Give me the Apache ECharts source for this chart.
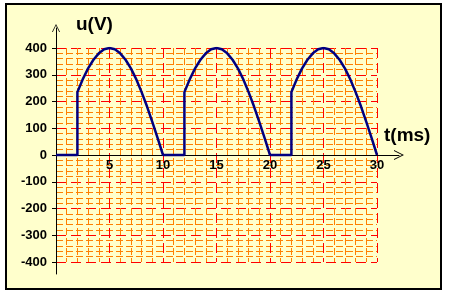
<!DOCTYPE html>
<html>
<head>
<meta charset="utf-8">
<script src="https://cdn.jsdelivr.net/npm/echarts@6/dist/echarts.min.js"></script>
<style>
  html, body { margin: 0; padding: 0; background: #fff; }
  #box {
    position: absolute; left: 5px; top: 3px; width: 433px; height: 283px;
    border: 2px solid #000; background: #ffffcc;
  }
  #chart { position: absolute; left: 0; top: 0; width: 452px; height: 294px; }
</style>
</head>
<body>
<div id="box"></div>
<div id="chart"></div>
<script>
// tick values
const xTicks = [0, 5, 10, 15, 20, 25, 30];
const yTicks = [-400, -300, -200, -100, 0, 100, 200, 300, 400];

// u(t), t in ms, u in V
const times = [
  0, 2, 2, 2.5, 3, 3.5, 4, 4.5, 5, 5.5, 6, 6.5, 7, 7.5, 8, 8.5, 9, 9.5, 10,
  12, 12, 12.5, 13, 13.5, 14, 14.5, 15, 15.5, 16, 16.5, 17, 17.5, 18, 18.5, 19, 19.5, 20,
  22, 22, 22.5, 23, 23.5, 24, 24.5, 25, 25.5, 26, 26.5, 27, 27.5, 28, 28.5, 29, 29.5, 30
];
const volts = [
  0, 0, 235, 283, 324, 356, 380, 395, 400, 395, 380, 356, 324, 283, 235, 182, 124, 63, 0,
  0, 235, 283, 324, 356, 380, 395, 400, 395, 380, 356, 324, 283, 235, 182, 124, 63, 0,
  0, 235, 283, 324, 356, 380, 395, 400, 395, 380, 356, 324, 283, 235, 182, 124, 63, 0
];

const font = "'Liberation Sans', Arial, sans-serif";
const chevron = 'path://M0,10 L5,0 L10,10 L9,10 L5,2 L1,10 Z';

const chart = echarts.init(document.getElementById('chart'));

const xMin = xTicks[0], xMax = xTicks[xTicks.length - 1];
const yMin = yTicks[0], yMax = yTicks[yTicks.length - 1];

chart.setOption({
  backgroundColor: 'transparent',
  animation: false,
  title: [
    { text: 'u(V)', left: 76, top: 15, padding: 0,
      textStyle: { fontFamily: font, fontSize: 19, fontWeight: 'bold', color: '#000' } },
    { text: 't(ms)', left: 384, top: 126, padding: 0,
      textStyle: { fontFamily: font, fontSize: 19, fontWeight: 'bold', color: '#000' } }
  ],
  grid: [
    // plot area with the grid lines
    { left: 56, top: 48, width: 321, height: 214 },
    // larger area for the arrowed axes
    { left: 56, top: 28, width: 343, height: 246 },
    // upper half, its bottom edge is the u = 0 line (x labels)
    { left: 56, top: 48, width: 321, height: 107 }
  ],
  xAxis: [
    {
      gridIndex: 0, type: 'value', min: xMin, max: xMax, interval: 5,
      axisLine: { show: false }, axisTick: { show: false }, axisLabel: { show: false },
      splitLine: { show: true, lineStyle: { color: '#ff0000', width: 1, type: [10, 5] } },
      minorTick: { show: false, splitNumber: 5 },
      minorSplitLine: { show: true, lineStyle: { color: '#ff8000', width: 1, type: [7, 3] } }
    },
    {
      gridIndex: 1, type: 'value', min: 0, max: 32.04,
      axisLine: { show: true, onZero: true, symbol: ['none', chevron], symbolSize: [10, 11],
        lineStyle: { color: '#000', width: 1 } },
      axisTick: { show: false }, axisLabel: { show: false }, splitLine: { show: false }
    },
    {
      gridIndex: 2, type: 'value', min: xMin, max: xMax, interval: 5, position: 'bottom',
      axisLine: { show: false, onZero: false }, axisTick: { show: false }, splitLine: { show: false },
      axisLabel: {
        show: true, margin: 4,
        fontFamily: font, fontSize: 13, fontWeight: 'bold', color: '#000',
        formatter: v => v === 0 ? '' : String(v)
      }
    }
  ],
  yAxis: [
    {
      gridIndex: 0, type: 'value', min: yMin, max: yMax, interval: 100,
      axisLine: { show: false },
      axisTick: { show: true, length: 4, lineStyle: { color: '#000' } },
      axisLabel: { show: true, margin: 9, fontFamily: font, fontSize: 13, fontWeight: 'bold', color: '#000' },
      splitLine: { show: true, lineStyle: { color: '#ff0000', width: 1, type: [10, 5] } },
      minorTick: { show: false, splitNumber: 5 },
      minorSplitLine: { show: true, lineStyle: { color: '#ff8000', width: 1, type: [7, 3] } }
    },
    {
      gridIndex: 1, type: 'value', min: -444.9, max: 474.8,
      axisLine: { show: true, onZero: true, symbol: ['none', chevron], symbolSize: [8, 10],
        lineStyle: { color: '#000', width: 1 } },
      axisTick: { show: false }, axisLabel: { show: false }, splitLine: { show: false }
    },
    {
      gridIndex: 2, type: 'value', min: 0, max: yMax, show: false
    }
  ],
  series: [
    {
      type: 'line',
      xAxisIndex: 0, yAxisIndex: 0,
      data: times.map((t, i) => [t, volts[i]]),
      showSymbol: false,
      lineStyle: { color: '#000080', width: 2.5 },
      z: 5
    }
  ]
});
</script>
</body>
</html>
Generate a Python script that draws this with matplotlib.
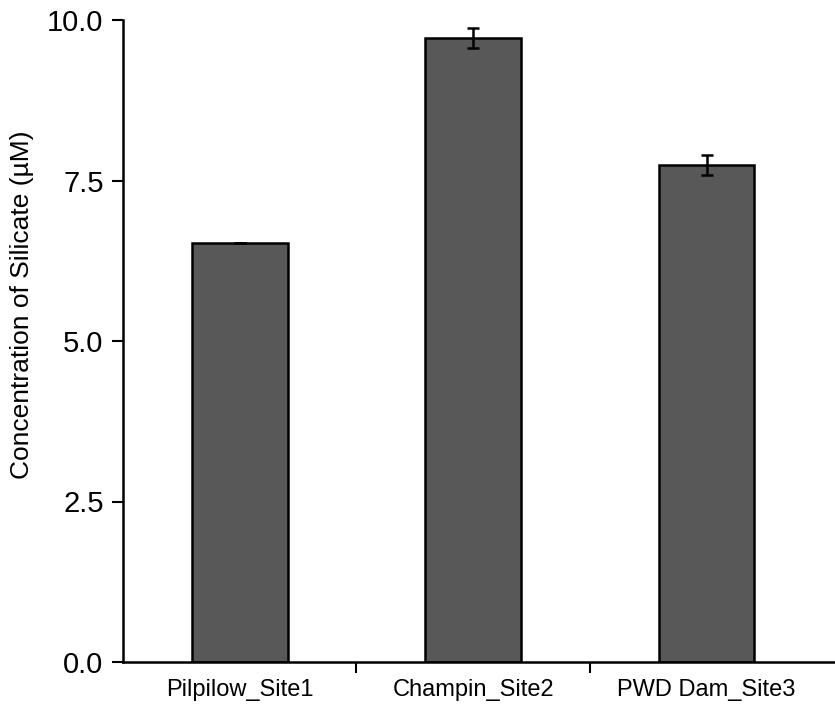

==*==

DIRECTIONS FOR THIS TASK: Return, please, the exact lines from the beginning of the entries above through the line containing "const yMin = yTicks[0], yMax", both included; pictures are left out.

RESPONSE:
Give me the Apache ECharts source for this chart.
<!DOCTYPE html>
<html>
<head>
<meta charset="utf-8">
<script src="https://cdn.jsdelivr.net/npm/echarts@6/dist/echarts.min.js"></script>
<style>
  html, body { margin: 0; padding: 0; background: #fff; }
  #box {
    position: absolute; left: 5px; top: 3px; width: 433px; height: 283px;
    border: 2px solid #000; background: #ffffcc;
  }
  #chart { position: absolute; left: 0; top: 0; width: 452px; height: 294px; }
</style>
</head>
<body>
<div id="box"></div>
<div id="chart"></div>
<script>
// tick values
const xTicks = [0, 5, 10, 15, 20, 25, 30];
const yTicks = [-400, -300, -200, -100, 0, 100, 200, 300, 400];

// u(t), t in ms, u in V
const times = [
  0, 2, 2, 2.5, 3, 3.5, 4, 4.5, 5, 5.5, 6, 6.5, 7, 7.5, 8, 8.5, 9, 9.5, 10,
  12, 12, 12.5, 13, 13.5, 14, 14.5, 15, 15.5, 16, 16.5, 17, 17.5, 18, 18.5, 19, 19.5, 20,
  22, 22, 22.5, 23, 23.5, 24, 24.5, 25, 25.5, 26, 26.5, 27, 27.5, 28, 28.5, 29, 29.5, 30
];
const volts = [
  0, 0, 235, 283, 324, 356, 380, 395, 400, 395, 380, 356, 324, 283, 235, 182, 124, 63, 0,
  0, 235, 283, 324, 356, 380, 395, 400, 395, 380, 356, 324, 283, 235, 182, 124, 63, 0,
  0, 235, 283, 324, 356, 380, 395, 400, 395, 380, 356, 324, 283, 235, 182, 124, 63, 0
];

const font = "'Liberation Sans', Arial, sans-serif";
const chevron = 'path://M0,10 L5,0 L10,10 L9,10 L5,2 L1,10 Z';

const chart = echarts.init(document.getElementById('chart'));

const xMin = xTicks[0], xMax = xTicks[xTicks.length - 1];
const yMin = yTicks[0], yMax = yTicks[yTicks.length - 1];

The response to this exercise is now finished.